Stated task: Copy the data below exactly, omitting any picture it contains.

* * *

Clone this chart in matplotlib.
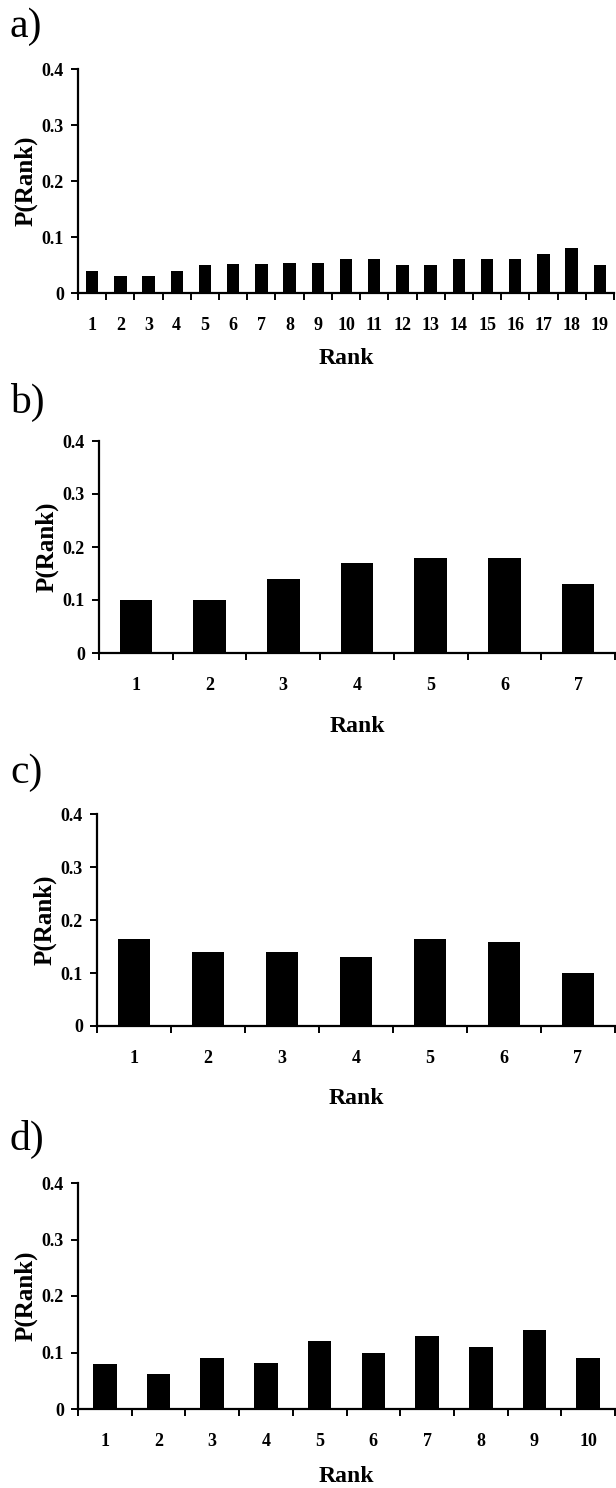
import numpy as np
import matplotlib
matplotlib.use("Agg")
import matplotlib.pyplot as plt

# Data
ranks_a = list(range(1, 20))
p_a = [0.04, 0.03, 0.03, 0.04, 0.05, 0.052, 0.052, 0.054, 0.054, 0.06,
       0.06, 0.05, 0.05, 0.06, 0.06, 0.06, 0.07, 0.08, 0.05]

ranks_b = list(range(1, 8))
p_b = [0.10, 0.10, 0.14, 0.17, 0.18, 0.18, 0.13]

ranks_c = list(range(1, 8))
p_c = [0.165, 0.14, 0.14, 0.13, 0.164, 0.159, 0.10]

ranks_d = list(range(1, 11))
p_d = [0.08, 0.062, 0.091, 0.081, 0.12, 0.099, 0.13, 0.11, 0.14, 0.09]

panel_labels = ["a)", "b)", "c)", "d)"]
yticks = [0, 0.1, 0.2, 0.3, 0.4]
ytick_labels = ["0", "0.1", "0.2", "0.3", "0.4"]

plt.rcParams['font.family'] = ['Liberation Serif', 'DejaVu Serif']

W, H = 616, 1488
fig = plt.figure(figsize=(W / 100, H / 100), dpi=100)

# pixel boxes: left, right, top (0.4), bottom (0), panel-label y, x-label y
boxes = [
    (78, 614, 69, 293, 27, 358),
    (99, 615, 441, 653, 402, 727),
    (97, 615, 814, 1026, 773, 1098),
    (78, 615, 1183, 1409, 1139, 1476),
]
data = [(ranks_a, p_a), (ranks_b, p_b), (ranks_c, p_c), (ranks_d, p_d)]


def draw_panel(box, ranks, vals, letter):
    l, r, t, b, ly, xly = box
    ax = fig.add_axes([l / W, 1 - b / H, (r - l) / W, (b - t) / H])
    ax.bar(ranks, vals, width=0.44, color="black")
    n = len(ranks)
    ax.set_xlim(0.5, n + 0.5)
    ax.set_ylim(0, 0.4)

    for s in ["top", "right"]:
        ax.spines[s].set_visible(False)
    for s in ["left", "bottom"]:
        ax.spines[s].set_linewidth(1.6)

    ax.set_yticks(yticks)
    ax.set_yticklabels(ytick_labels, fontsize=13, fontweight="bold")
    ax.tick_params(axis="y", direction="out", length=5, width=1.4, pad=5)

    # tick marks sit on the category boundaries, labels at the centres
    ax.set_xticks(np.arange(0.5, n + 1.0, 1.0))
    ax.set_xticklabels([])
    ax.set_xticks(ranks, minor=True)
    ax.set_xticklabels([str(k) for k in ranks], minor=True, fontsize=13,
                       fontweight="bold")
    ax.tick_params(axis="x", which="major", direction="out", length=5, width=1.4)
    ax.tick_params(axis="x", which="minor", length=0, pad=17)

    ax.set_ylabel("P(Rank)", fontsize=18, fontweight="bold", labelpad=3)
    fig.text((l + r) / 2 / W, 1 - xly / H, "Rank", fontsize=17,
             fontweight="bold", ha="center", va="center")
    fig.text(10 / W, 1 - ly / H, letter, fontsize=30, ha="left", va="center")
    return ax


for box, (ranks, vals), letter in zip(boxes, data, panel_labels):
    draw_panel(box, ranks, vals, letter)

fig.savefig("out.png", dpi=100)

* * *

Task result:
Clone this chart in matplotlib.
import numpy as np
import matplotlib
matplotlib.use("Agg")
import matplotlib.pyplot as plt

# Data
ranks_a = list(range(1, 20))
p_a = [0.04, 0.03, 0.03, 0.04, 0.05, 0.052, 0.052, 0.054, 0.054, 0.06,
       0.06, 0.05, 0.05, 0.06, 0.06, 0.06, 0.07, 0.08, 0.05]

ranks_b = list(range(1, 8))
p_b = [0.10, 0.10, 0.14, 0.17, 0.18, 0.18, 0.13]

ranks_c = list(range(1, 8))
p_c = [0.165, 0.14, 0.14, 0.13, 0.164, 0.159, 0.10]

ranks_d = list(range(1, 11))
p_d = [0.08, 0.062, 0.091, 0.081, 0.12, 0.099, 0.13, 0.11, 0.14, 0.09]

panel_labels = ["a)", "b)", "c)", "d)"]
yticks = [0, 0.1, 0.2, 0.3, 0.4]
ytick_labels = ["0", "0.1", "0.2", "0.3", "0.4"]

plt.rcParams['font.family'] = ['Liberation Serif', 'DejaVu Serif']

W, H = 616, 1488
fig = plt.figure(figsize=(W / 100, H / 100), dpi=100)

# pixel boxes: left, right, top (0.4), bottom (0), panel-label y, x-label y
boxes = [
    (78, 614, 69, 293, 27, 358),
    (99, 615, 441, 653, 402, 727),
    (97, 615, 814, 1026, 773, 1098),
    (78, 615, 1183, 1409, 1139, 1476),
]
data = [(ranks_a, p_a), (ranks_b, p_b), (ranks_c, p_c), (ranks_d, p_d)]


def draw_panel(box, ranks, vals, letter):
    l, r, t, b, ly, xly = box
    ax = fig.add_axes([l / W, 1 - b / H, (r - l) / W, (b - t) / H])
    ax.bar(ranks, vals, width=0.44, color="black")
    n = len(ranks)
    ax.set_xlim(0.5, n + 0.5)
    ax.set_ylim(0, 0.4)

    for s in ["top", "right"]:
        ax.spines[s].set_visible(False)
    for s in ["left", "bottom"]:
        ax.spines[s].set_linewidth(1.6)

    ax.set_yticks(yticks)
    ax.set_yticklabels(ytick_labels, fontsize=13, fontweight="bold")
    ax.tick_params(axis="y", direction="out", length=5, width=1.4, pad=5)

    # tick marks sit on the category boundaries, labels at the centres
    ax.set_xticks(np.arange(0.5, n + 1.0, 1.0))
    ax.set_xticklabels([])
    ax.set_xticks(ranks, minor=True)
    ax.set_xticklabels([str(k) for k in ranks], minor=True, fontsize=13,
                       fontweight="bold")
    ax.tick_params(axis="x", which="major", direction="out", length=5, width=1.4)
    ax.tick_params(axis="x", which="minor", length=0, pad=17)

    ax.set_ylabel("P(Rank)", fontsize=18, fontweight="bold", labelpad=3)
    fig.text((l + r) / 2 / W, 1 - xly / H, "Rank", fontsize=17,
             fontweight="bold", ha="center", va="center")
    fig.text(10 / W, 1 - ly / H, letter, fontsize=30, ha="left", va="center")
    return ax


for box, (ranks, vals), letter in zip(boxes, data, panel_labels):
    draw_panel(box, ranks, vals, letter)

fig.savefig("out.png", dpi=100)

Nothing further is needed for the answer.